> **Short task**: Your task is to print exactly the lines from the line that contains "Reproduce this chart with Chart.js." through the line that contains "Asia', 'Middle East'];", with pictures left out.

* * *

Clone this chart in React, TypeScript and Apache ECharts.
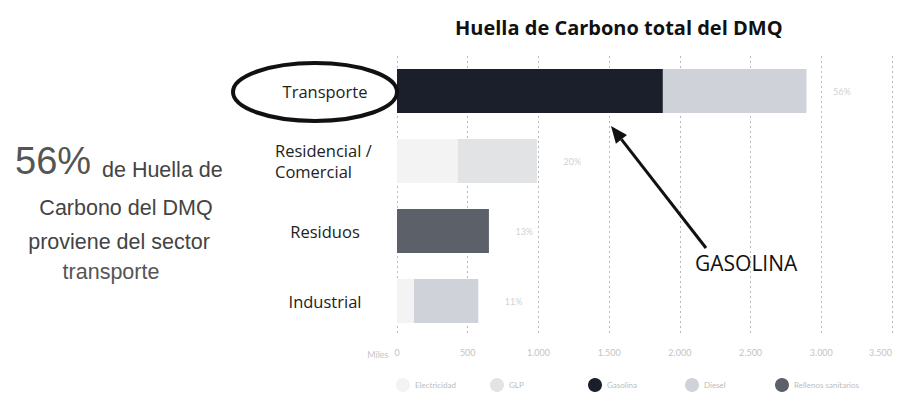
import React, { useEffect, useRef } from "react";
import * as echarts from "echarts";

const categories = ["Transporte", "Residencial /\nComercial", "Residuos", "Industrial"];
const electricidad = [0, 430, 0, 120];
const glp = [0, 560, 0, 0];
const gasolina = [1880, 0, 0, 0];
const diesel = [1015, 0, 0, 455];
const rellenos = [0, 0, 650, 0];
const percentLabels = ["56%", "20%", "13%", "11%"];
const xTicks = [0, 500, 1000, 1500, 2000, 2500, 3000, 3500];

const seriesNames = ["Electricidad", "GLP", "Gasolina", "Diesel", "Rellenos sanitarios"];
const seriesColors = ["#f3f3f3", "#e2e3e5", "#1b1f2b", "#cfd2d8", "#5c6068"];
const legendLefts = [383, 477, 575, 672, 762];

export default function App() {
  const ref = useRef<HTMLDivElement>(null);
  useEffect(() => {
    if (!ref.current) return;
    const chart = echarts.init(ref.current, null, { renderer: "svg" });
    const values = [electricidad, glp, gasolina, diesel, rellenos];
    const totals = categories.map((_, i) => values.reduce((s, arr) => s + arr[i], 0));
    const fmt = (v: number) => (v >= 1000 ? Math.floor(v / 1000) + "." + String(v % 1000).padStart(3, "0") : String(v));

    const barSeries = seriesNames.map((name, k) => ({
      name,
      type: "bar",
      stack: "total",
      barWidth: 44,
      itemStyle: { color: seriesColors[k] },
      data: values[k],
    }));

    const arrowTip = [603, 118];
    const arrowTail = [698, 240];
    const dx = arrowTail[0] - arrowTip[0];
    const dy = arrowTail[1] - arrowTip[1];
    const len = Math.sqrt(dx * dx + dy * dy);
    const ux = dx / len, uy = dy / len;
    const px = -uy, py = ux;
    const hl = 17, hw = 7;
    const bx = arrowTip[0] + ux * hl, by = arrowTip[1] + uy * hl;

    const leftFont = "21.5px 'Liberation Sans'";

    chart.setOption({
      animation: false,
      title: {
        text: "Huella de Carbono total del DMQ",
        left: 442,
        top: 4,
        textStyle: { fontFamily: "Open Sans", fontWeight: "bold", fontSize: 20, color: "#111" },
      },
      grid: { left: 389, right: 10, top: 48, height: 280, containLabel: false },
      xAxis: {
        type: "value",
        min: 0,
        max: 3500,
        interval: 500,
        name: "Miles",
        nameLocation: "start",
        nameGap: 8,
        nameTextStyle: { color: "#c4c4c4", fontSize: 9, fontFamily: "Lato", verticalAlign: "top", padding: [14, 0, 0, 0] },
        axisLine: { show: false },
        axisTick: { show: false },
        axisLabel: {
          color: "#c4c4c4",
          fontSize: 9,
          fontFamily: "Lato",
          margin: 12,
          alignMaxLabel: "right",
          formatter: (v: number) => (xTicks.includes(v) ? fmt(v) : ""),
        },
        splitLine: { show: true, lineStyle: { type: [2, 3], color: "#b8b8b8", width: 1 } },
      },
      yAxis: {
        type: "category",
        inverse: true,
        data: categories,
        axisLine: { show: false },
        axisTick: { show: false },
        axisLabel: {
          color: "#222",
          fontSize: 16.5,
          fontFamily: "Open Sans",
          align: "center",
          margin: 72,
          lineHeight: 21,
          formatter: (v: string) =>
            v.includes("\n") ? v.split("\n").map((s) => `{l|${s}}`).join("\n") : v,
          rich: {
            l: { width: 100, align: "left", fontSize: 16.5, fontFamily: "Open Sans", color: "#222", lineHeight: 21 },
          },
        },
      },
      legend: seriesNames.map((name, k) => ({
        data: [name],
        left: legendLefts[k],
        top: 365,
        icon: "circle",
        itemWidth: 14,
        itemHeight: 14,
        itemGap: 0,
        textStyle: { color: "#bdbdbd", fontSize: 8, fontFamily: "Lato" },
      })),
      series: [
        ...barSeries,
        {
          name: "pct",
          type: "scatter",
          symbolSize: 1,
          itemStyle: { color: "rgba(0,0,0,0)" },
          data: totals.map((t, i) => [t, categories[i]]),
          label: {
            show: true,
            position: "right",
            distance: 26,
            color: "#c4c4c4",
            fontSize: 9,
            fontFamily: "Lato",
            formatter: (p: any) => percentLabels[p.dataIndex],
          },
        },
      ],
      graphic: [
        {
          type: "ellipse",
          shape: { cx: 307, cy: 84, rx: 82, ry: 29 },
          style: { fill: "none", stroke: "#111", lineWidth: 4 },
          z: 100,
        },
        {
          type: "line",
          shape: { x1: bx, y1: by, x2: arrowTail[0], y2: arrowTail[1] },
          style: { stroke: "#111", lineWidth: 3 },
          z: 100,
        },
        {
          type: "polygon",
          shape: {
            points: [
              [arrowTip[0], arrowTip[1]],
              [bx + px * hw, by + py * hw],
              [bx - px * hw, by - py * hw],
            ],
          },
          style: { fill: "#111" },
          z: 100,
        },
        {
          type: "text",
          x: 687,
          y: 255,
          style: { text: "GASOLINA", fill: "#111", font: "21px 'Open Sans'", verticalAlign: "middle" },
          z: 100,
        },
        {
          type: "text",
          x: 7,
          y: 153,
          style: { text: "56%", fill: "#555", font: "38px 'Liberation Sans'", verticalAlign: "middle" },
        },
        {
          type: "text",
          x: 94,
          y: 162,
          style: { text: "de Huella de", fill: "#444", font: leftFont, verticalAlign: "middle" },
        },
        {
          type: "text",
          x: 118,
          y: 200,
          style: { text: "Carbono del DMQ", fill: "#444", font: leftFont, align: "center", verticalAlign: "middle" },
        },
        {
          type: "text",
          x: 111,
          y: 234,
          style: { text: "proviene del sector", fill: "#444", font: leftFont, align: "center", verticalAlign: "middle" },
        },
        {
          type: "text",
          x: 103,
          y: 264,
          style: { text: "transporte", fill: "#555", font: leftFont, align: "center", verticalAlign: "middle" },
        },
      ],
    });
    return () => chart.dispose();
  }, []);
  return <div ref={ref} style={{ width: 894, height: 395 }} />;
}
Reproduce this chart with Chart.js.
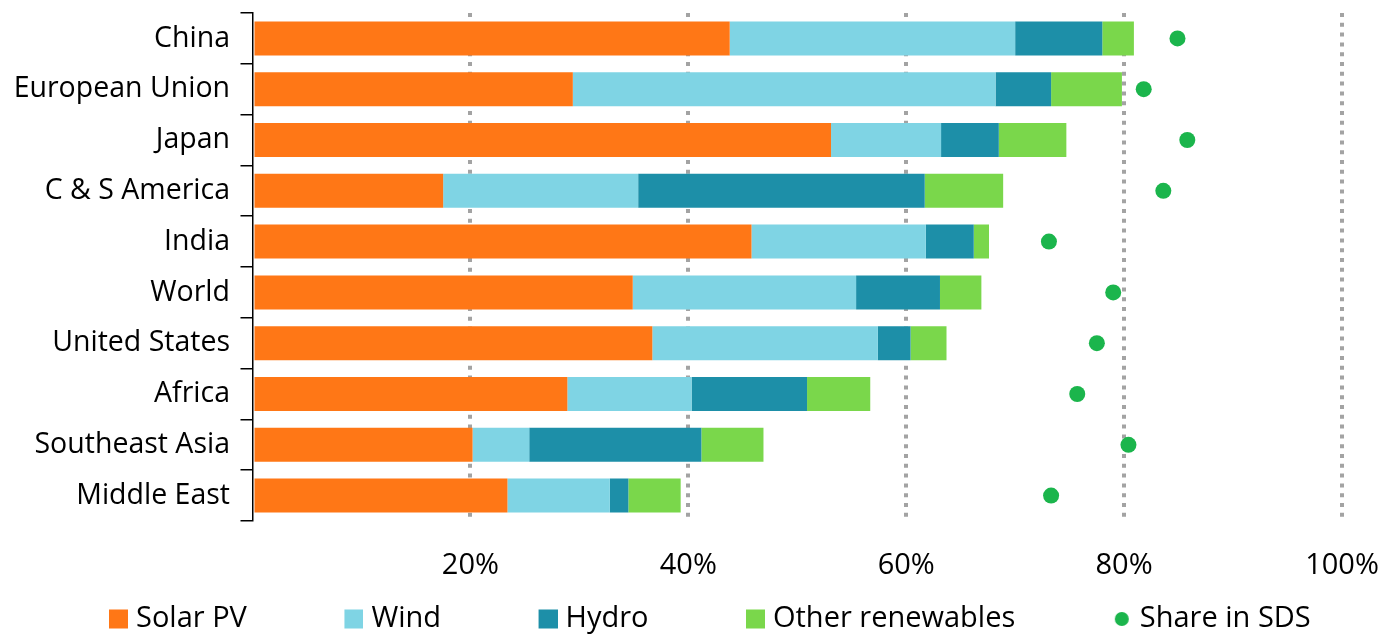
<!DOCTYPE html>
<html>
<head>
<meta charset="utf-8">
<script src="https://cdn.jsdelivr.net/npm/chart.js@4/dist/chart.umd.min.js"></script>
<style>
  html, body { margin: 0; padding: 0; background: #fff; }
  #wrap { width: 1397px; height: 634px; }
</style>
</head>
<body>
<div id="wrap"><canvas id="c" width="1397" height="634"></canvas></div>
<script>
// Regions, top to bottom
const regions = ['China', 'European Union', 'Japan', 'C & S America', 'India',
  'World', 'United States', 'Africa', 'Southeast Asia', 'Middle East'];

// share of each technology (percentage points, stacked)
const solarPv = [43.8, 29.4, 53.1, 17.5, 45.8, 34.9, 36.7, 28.9, 20.2, 23.4];
const wind    = [26.2, 38.8, 10.1, 17.9, 16.0, 20.5, 20.7, 11.4,  5.2,  9.4];
const hydro   = [ 8.0,  5.1,  5.3, 26.3,  4.4,  7.7,  3.0, 10.6, 15.8,  1.7];
const otherRe = [ 2.9,  6.5,  6.2,  7.2,  1.4,  3.8,  3.3,  5.8,  5.7,  4.8];
const shareSds = [84.9, 81.8, 85.8, 83.6, 73.1, 79.0, 77.5, 75.7, 80.4, 73.3];

const xTicks = [0, 20, 40, 60, 80, 100];

const C_SOLAR = '#FF7716';
const C_WIND  = '#7FD4E4';
const C_HYDRO = '#1D8FA8';
const C_OTHER = '#7AD74B';
const C_SDS   = '#1BB54C';
const C_GRID  = '#a3a3a3';
const FONT    = "'Open Sans', 'Noto Sans', sans-serif";

// legend marks: wide canvases so the gap sits to the left of the swatch
const MARK_BOX = 110;
const MARK_W = MARK_BOX + 13;
function mark(color, round) {
  const c = document.createElement('canvas');
  c.width = MARK_W; c.height = 20;
  const g = c.getContext('2d');
  g.fillStyle = color;
  if (round) {
    g.beginPath(); g.arc(MARK_W - 10, 10, 7, 0, Math.PI * 2); g.fill();
  } else {
    g.fillRect(MARK_W - 19, 0.5, 19, 19);
  }
  return c;
}
const legendMarks = [mark(C_SOLAR), mark(C_WIND), mark(C_HYDRO), mark(C_OTHER), mark(C_SDS, true)];

const bar = (label, data, color) => ({
  label, data, backgroundColor: color, borderWidth: 0,
  barPercentage: 0.67, categoryPercentage: 1, stack: 'mix',
});

new Chart(document.getElementById('c'), {
  type: 'bar',
  data: {
    labels: regions,
    datasets: [
      bar('Solar PV', solarPv, C_SOLAR),
      bar('Wind', wind, C_WIND),
      bar('Hydro', hydro, C_HYDRO),
      bar('Other renewables', otherRe, C_OTHER),
      {
        type: 'line',
        label: 'Share in SDS',
        data: shareSds,
        stack: 'sds',
        showLine: false,
        pointRadius: 8,
        pointBorderWidth: 0,
        pointBackgroundColor: C_SDS,
        borderColor: C_SDS,
        backgroundColor: C_SDS,
      },
    ],
  },
  options: {
    indexAxis: 'y',
    responsive: false,
    animation: false,
    layout: { padding: { top: 13, left: 11.5, right: 0, bottom: -9.5 } },
    scales: {
      x: {
        stacked: true,
        min: 0, max: 100,
        afterBuildTicks: (s) => { s.ticks = xTicks.map(v => ({ value: v })); },
        afterFit: (s) => { s.height = 83.5; s.paddingRight = 55; s.paddingLeft = 0; },
        grid: {
          color: (ctx) => (ctx.tick && ctx.tick.value === 0) ? 'rgba(0,0,0,0)' : C_GRID,
          lineWidth: 4,
          drawTicks: false,
        },
        border: { display: false, dash: [4, 5.8] },
        ticks: {
          color: '#000',
          padding: 27,
          font: { family: FONT, size: 29 },
          callback: (v) => v === 0 ? '' : v + '%',
        },
      },
      y: {
        stacked: true,
        afterFit: (s) => { s.width = 241; s.paddingTop = 0; s.paddingBottom = 0; },
        grid: {
          offset: true,
          drawOnChartArea: false,
          drawTicks: true,
          tickLength: 12,
          color: '#000',
          lineWidth: 1.5,
        },
        border: { display: true, color: '#000', width: 1.5 },
        ticks: {
          color: '#000',
          padding: 10.5,
          font: { family: FONT, size: 28.5 },
        },
      },
    },
    plugins: {
      tooltip: { enabled: false },
      legend: {
        position: 'bottom',
        align: 'start',
        labels: {
          color: '#000',
          font: { family: FONT, size: 29 },
          usePointStyle: true,
          pointStyleWidth: MARK_BOX,
          padding: 0,
          generateLabels: (chart) => {
            const items = Chart.defaults.plugins.legend.labels.generateLabels(chart);
            items.forEach((it, i) => { it.pointStyle = legendMarks[i]; });
            return items;
          },
        },
      },
    },
  },
});
</script>
</body>
</html>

* * *

> **Full output**:
Reproduce this chart with Chart.js.
<!DOCTYPE html>
<html>
<head>
<meta charset="utf-8">
<script src="https://cdn.jsdelivr.net/npm/chart.js@4/dist/chart.umd.min.js"></script>
<style>
  html, body { margin: 0; padding: 0; background: #fff; }
  #wrap { width: 1397px; height: 634px; }
</style>
</head>
<body>
<div id="wrap"><canvas id="c" width="1397" height="634"></canvas></div>
<script>
// Regions, top to bottom
const regions = ['China', 'European Union', 'Japan', 'C & S America', 'India',
  'World', 'United States', 'Africa', 'Southeast Asia', 'Middle East'];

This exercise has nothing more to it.